Recall, first of all, that Paul has begun this discussion of the Christian struggle with an argument aiming to show that sin, not law, is the source of our troubles. As we saw in our last study, Paul is again arguing with his imaginary Jewish interlocutor and showing that the law, which is itself “holy and just and good” was the instrument whereby sin put him to death. His point, restated in verse 13, is that “sin, working death in me through what is good, in order that sin might be shown to be sin, and through the commandment might become sinful beyond measure.” In other words, the law, though it is the occasion of sin, does not make us sin. Our own corrupt and fallen Adamic nature naturally does so before baptism, when we are under the law.

But Paul has just said that the baptized are “not under law but under grace” (Romans 6:14). What then does Paul mean by saying, “I am carnal, sold under sin” (verse 14)? Does the “I” refer to the non-Christian before baptism who is still under the law? Does it refer to the so-called “Carnal Christian”, the baptized believer who is indulging a life of wilful sin? Or does it refer to the average Christian?

Reading further, we see Paul expressing a struggle with which all Christians can, at any rate, relate: “I do not understand my own actions. For I do not do what I want, but I do the very thing I hate” (verse 15). Likewise, Paul accurately captures our struggle with the good demands of the law when he says (verse 16) “If I do what I do not want, I agree that the law is good”. For, of course, if we did not know in our heart of hearts that the law is good we would not feel inner torment when we break it.

Finally comes the crucial clue as to what Paul is talking about: “So then it is no longer I that do it, but sin which dwells within me. For I know that nothing good dwells within me, that is, in my flesh. I can will what is right, but I cannot do it. For I do not do the good I want, but the evil I do not want is what I do. Now if I do what I do not want, it is no longer I that do it, but sin which dwells within me” (vv. 17-20).

It is as vital to understand what Paul does not mean here as much as what he does mean. Paul does not mean to take back everything he has just said in Romans 6 concerning the regenerative power of baptism or the freedom from sin and our Adamic nature conferred thereby.

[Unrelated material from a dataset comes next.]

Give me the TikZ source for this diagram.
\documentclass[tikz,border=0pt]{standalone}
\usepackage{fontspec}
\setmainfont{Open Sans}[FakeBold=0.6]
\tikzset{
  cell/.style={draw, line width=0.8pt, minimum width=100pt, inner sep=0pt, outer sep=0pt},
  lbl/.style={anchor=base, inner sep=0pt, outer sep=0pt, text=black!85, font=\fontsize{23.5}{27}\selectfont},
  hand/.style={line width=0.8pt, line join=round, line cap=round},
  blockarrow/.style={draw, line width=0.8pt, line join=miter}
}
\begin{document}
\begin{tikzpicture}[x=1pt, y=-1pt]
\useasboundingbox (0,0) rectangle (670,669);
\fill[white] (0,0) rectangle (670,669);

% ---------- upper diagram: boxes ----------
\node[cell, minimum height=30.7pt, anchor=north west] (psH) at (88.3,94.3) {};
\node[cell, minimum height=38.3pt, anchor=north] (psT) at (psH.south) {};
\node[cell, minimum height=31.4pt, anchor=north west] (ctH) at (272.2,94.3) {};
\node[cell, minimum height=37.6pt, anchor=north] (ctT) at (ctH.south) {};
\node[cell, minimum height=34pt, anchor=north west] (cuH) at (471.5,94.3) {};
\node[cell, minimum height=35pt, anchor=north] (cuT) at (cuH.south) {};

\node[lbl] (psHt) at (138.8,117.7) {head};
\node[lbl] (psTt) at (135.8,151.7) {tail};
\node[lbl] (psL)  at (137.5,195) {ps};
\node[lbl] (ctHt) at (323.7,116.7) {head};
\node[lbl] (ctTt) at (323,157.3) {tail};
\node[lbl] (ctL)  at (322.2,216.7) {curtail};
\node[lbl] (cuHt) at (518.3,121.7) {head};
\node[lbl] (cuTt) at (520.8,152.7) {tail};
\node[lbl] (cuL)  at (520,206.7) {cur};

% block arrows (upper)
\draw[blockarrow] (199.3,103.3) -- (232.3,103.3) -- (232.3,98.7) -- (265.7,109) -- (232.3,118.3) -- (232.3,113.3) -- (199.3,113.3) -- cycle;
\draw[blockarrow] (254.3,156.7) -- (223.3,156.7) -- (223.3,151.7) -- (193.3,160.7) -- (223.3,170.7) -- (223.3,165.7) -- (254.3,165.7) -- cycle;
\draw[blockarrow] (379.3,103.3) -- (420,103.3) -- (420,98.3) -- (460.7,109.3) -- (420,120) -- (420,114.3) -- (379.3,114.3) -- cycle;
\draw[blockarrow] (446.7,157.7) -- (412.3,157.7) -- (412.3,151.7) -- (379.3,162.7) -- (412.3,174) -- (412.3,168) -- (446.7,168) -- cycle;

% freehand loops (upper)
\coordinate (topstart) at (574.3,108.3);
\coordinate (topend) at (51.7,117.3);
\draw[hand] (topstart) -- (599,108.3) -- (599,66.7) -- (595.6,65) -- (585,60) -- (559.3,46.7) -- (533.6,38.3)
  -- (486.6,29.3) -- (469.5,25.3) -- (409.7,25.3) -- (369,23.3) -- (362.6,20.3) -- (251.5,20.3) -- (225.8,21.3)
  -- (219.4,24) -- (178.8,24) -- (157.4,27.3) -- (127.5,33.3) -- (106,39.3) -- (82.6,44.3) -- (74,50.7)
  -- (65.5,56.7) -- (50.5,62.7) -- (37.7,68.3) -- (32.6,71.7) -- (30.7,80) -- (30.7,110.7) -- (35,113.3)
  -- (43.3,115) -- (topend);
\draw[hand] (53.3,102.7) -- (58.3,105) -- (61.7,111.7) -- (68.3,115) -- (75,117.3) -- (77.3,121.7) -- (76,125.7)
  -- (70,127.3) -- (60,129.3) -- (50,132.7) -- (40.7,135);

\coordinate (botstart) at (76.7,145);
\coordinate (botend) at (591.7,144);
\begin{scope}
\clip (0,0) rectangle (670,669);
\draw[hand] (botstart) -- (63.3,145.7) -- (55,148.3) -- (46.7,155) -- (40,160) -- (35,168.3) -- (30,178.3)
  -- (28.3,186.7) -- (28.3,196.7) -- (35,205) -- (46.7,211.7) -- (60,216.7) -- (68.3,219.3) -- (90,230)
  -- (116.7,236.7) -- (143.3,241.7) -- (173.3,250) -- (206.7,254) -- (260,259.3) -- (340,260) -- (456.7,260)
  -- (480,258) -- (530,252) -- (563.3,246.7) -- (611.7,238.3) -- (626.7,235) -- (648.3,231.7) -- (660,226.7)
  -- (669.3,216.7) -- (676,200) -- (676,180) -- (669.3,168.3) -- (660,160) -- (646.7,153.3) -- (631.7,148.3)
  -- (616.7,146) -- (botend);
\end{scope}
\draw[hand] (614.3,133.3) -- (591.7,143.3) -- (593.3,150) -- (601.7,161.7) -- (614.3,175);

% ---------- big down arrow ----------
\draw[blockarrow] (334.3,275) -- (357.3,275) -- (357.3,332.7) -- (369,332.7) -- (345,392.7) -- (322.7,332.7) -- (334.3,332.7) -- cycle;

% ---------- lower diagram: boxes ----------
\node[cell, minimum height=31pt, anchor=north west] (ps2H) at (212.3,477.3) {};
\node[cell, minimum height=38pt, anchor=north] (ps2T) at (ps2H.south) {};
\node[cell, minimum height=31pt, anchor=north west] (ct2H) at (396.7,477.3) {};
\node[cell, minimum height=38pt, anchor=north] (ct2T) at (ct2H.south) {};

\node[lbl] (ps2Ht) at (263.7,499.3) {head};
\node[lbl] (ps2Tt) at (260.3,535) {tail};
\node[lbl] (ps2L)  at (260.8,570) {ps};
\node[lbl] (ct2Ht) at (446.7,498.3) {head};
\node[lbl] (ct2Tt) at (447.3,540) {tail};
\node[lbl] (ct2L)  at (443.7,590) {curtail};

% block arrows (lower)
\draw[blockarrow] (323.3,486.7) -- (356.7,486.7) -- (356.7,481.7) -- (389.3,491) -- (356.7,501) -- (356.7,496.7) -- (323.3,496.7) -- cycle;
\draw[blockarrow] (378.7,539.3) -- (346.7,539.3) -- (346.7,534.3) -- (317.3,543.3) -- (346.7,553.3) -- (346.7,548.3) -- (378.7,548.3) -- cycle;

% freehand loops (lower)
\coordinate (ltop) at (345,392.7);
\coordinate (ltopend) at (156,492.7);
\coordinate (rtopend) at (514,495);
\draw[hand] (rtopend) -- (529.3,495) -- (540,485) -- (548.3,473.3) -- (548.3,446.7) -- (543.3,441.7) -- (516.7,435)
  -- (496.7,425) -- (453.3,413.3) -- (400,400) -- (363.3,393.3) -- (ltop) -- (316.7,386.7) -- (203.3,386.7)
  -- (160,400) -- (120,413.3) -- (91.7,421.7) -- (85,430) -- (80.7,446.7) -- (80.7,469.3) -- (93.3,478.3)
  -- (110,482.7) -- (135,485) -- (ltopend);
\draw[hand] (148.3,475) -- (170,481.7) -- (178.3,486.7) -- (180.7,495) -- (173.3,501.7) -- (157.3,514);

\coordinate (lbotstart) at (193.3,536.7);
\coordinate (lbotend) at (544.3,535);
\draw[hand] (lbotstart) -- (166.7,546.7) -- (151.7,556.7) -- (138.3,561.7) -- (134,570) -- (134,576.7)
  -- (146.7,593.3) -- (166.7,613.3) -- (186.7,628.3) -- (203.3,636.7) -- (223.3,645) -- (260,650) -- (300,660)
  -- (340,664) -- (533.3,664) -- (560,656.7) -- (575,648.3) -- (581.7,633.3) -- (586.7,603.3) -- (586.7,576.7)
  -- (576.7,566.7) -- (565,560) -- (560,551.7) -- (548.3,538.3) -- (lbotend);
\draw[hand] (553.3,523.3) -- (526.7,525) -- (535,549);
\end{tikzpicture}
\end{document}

When he declares to the baptized that “our old self was crucified with him so that the sinful body might be destroyed, and we might no longer be enslaved to sin” (Romans 6:6), he means it. So he cannot mean, in Romans 7 that, on second thought, the baptized are still slaves to sin. Similarly, he cannot and does not mean that “the devil makes us do it”. Rather, in Paul’s crucially important words “it is no longer I that do it, but sin which dwells within me” (verse 17). In other words, Paul’s “inmost self”, the “I” renewed by Christ in baptism really has been freed from original and actual sin. However, even after original sin has been destroyed and the grace of the Trinitarian life has been poured into his heart of the Holy Spirit, Paul finds that, in some sense, sin still “dwells within me” and discovers “another law at war with the law of my mind and making me captive to the law of sin which dwells in my members.” (Verse 20, 23).

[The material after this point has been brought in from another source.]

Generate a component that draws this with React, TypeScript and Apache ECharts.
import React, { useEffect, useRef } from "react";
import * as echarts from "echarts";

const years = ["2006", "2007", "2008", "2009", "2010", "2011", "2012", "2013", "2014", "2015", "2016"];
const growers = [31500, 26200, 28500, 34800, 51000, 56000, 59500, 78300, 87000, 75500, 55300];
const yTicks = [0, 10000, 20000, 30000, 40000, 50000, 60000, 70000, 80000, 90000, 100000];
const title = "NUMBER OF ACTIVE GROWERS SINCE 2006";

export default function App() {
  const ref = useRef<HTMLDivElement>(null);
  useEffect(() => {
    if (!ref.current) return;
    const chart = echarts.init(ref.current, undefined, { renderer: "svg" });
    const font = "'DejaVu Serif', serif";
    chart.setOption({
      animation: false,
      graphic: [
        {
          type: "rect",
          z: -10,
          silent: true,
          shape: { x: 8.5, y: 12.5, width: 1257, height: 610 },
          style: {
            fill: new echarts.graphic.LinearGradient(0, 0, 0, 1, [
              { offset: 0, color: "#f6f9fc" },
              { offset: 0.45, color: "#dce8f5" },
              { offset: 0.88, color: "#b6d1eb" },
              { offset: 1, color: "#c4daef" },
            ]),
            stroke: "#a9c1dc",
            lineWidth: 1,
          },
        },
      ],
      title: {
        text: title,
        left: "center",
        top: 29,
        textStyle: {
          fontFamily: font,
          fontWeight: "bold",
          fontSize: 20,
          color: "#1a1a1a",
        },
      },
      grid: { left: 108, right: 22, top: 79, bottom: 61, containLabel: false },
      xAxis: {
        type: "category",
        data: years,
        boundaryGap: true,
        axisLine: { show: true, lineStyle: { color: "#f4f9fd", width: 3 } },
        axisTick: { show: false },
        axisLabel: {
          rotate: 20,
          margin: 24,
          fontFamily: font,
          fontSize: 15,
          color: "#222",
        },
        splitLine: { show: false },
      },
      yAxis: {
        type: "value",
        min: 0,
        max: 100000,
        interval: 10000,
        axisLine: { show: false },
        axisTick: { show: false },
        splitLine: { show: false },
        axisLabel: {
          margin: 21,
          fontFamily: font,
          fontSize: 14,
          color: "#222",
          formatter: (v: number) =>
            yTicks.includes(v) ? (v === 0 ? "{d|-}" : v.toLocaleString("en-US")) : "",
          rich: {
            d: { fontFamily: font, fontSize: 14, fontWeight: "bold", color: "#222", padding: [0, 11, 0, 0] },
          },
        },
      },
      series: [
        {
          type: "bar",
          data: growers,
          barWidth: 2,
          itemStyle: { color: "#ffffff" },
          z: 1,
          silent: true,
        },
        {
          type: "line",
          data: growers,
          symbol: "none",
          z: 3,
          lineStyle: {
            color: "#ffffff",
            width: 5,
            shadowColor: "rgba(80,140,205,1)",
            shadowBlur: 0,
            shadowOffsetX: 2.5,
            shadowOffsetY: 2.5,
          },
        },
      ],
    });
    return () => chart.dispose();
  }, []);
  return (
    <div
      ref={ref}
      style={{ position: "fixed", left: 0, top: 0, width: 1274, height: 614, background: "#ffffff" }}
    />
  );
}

This mysterious phenomenon of an inclination to sin which remains even after baptism has taken away original sin is known in Catholic theology as “Concupiscence.” Concupiscence is the lingering weakness of will, darkness of intellect, disorder of appetites, and affliction of body which results from original sin, but is not itself a sin. So, for instance, the heroin addict who receives baptism will have all his sins forgiven and original sin wiped away in the sacrament but he will also, barring a miracle, finds that his addiction to heroin remains and must be fought against after baptism. Likewise, very frequently the weaknesses, temptations, angers, fears, and other failings which beset us before baptism continue to do so after baptism. None of these weaknesses are themselves a sin. Rather, they are what Catholic tradition refers to as the “tinder for sin.” We find that even in the state of grace there is an inclination to sin against which we must struggle our life long. It afflicts not just the body and not just the sex drive but all the aspects of our being. Snoopiness, gossip, toying with the occult, reluctance to do what is good, forgetfulness of God’s will, factionalism, and many other failings are as much manifestations of concupiscence as disordered sexual impulses.

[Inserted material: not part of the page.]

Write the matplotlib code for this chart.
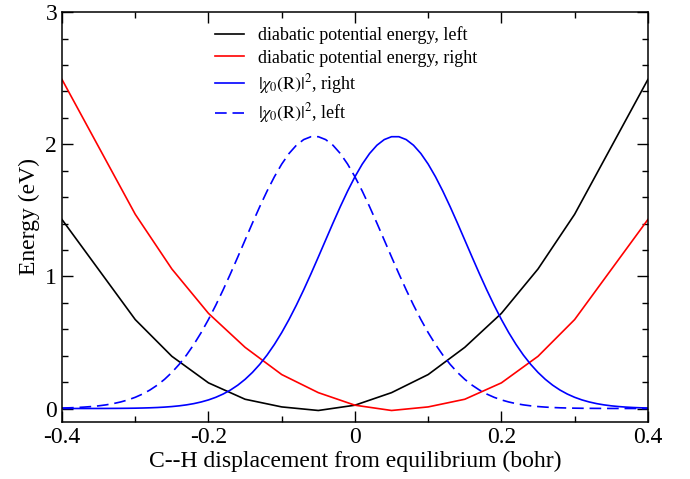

Because it is not sin itself but a mere weakness or inclination toward sin, concupiscence, though it can be lead to actual sin, need not. Indeed, in God’s Providence, concupiscence becomes, by the grace of God, the battlefield whereon the moral struggle is fought and we become participants with God in our own perfection and sanctification in Christ. Resistance to concupiscence becomes the occasion of virtue and a means whereby we shall hear from God on Judgement Day, “Well done, thou good and faithful servant.” This moral struggle is precisely what the book of Revelation refers to when it declares a blessing on “him who conquers” (Revelation 2:7, 11, 17, 26, 3:5, 12, 21, 21:7) and it is exactly what Paul has in mind when he declares that we are “more than conquerors through him who loved us” (Romans 8:37).

It is notable to me that Paul tells Timothy that a disqualifying mark of a pastor is that he must not be greedy for gain. Yet Paul’s besetting sin is apparently covetousness. Why does he not disqualify himself? Because he doesn’t commit the sin, he struggles with the concupiscent desire, the “tinder for sin”. And his struggle is proof, not of his wickedness, but of his Christian heroism. I see no particular reason why someone who has a proven track record of fidelity, poverty, chastity, obedience etc., but who has to deal this particular form of concupiscence is *automatically* barred from the priesthood. It seems to me that here, particularly, we are bidden by the Holy Father to pay attention to his theology of the human person and treat candidates for the priesthood as “unique and unrepeatable manifestation of the human mystery” that they are and not as ingredients in demographic bloc or a statistical probability formula. Yes, odds are, in our morally deranged culture, most candidates who self-identify as same sex attracted will not be interested in fidelity or obedience, or will conversely be trying to use the priesthood as a magic bullet for suppressing their desires by sheer dint of will apart from grace (leading to nasty explosion later). But there *are* SSA people who have learned to be comfortable in their own skin, who are at peace with the commands of God, and who seek to serve the Lord in the priesthood. Trying to measure them with a one size fits all template runs the risk of deafening ourselves to the Voice of the Spirit who listeth where he will.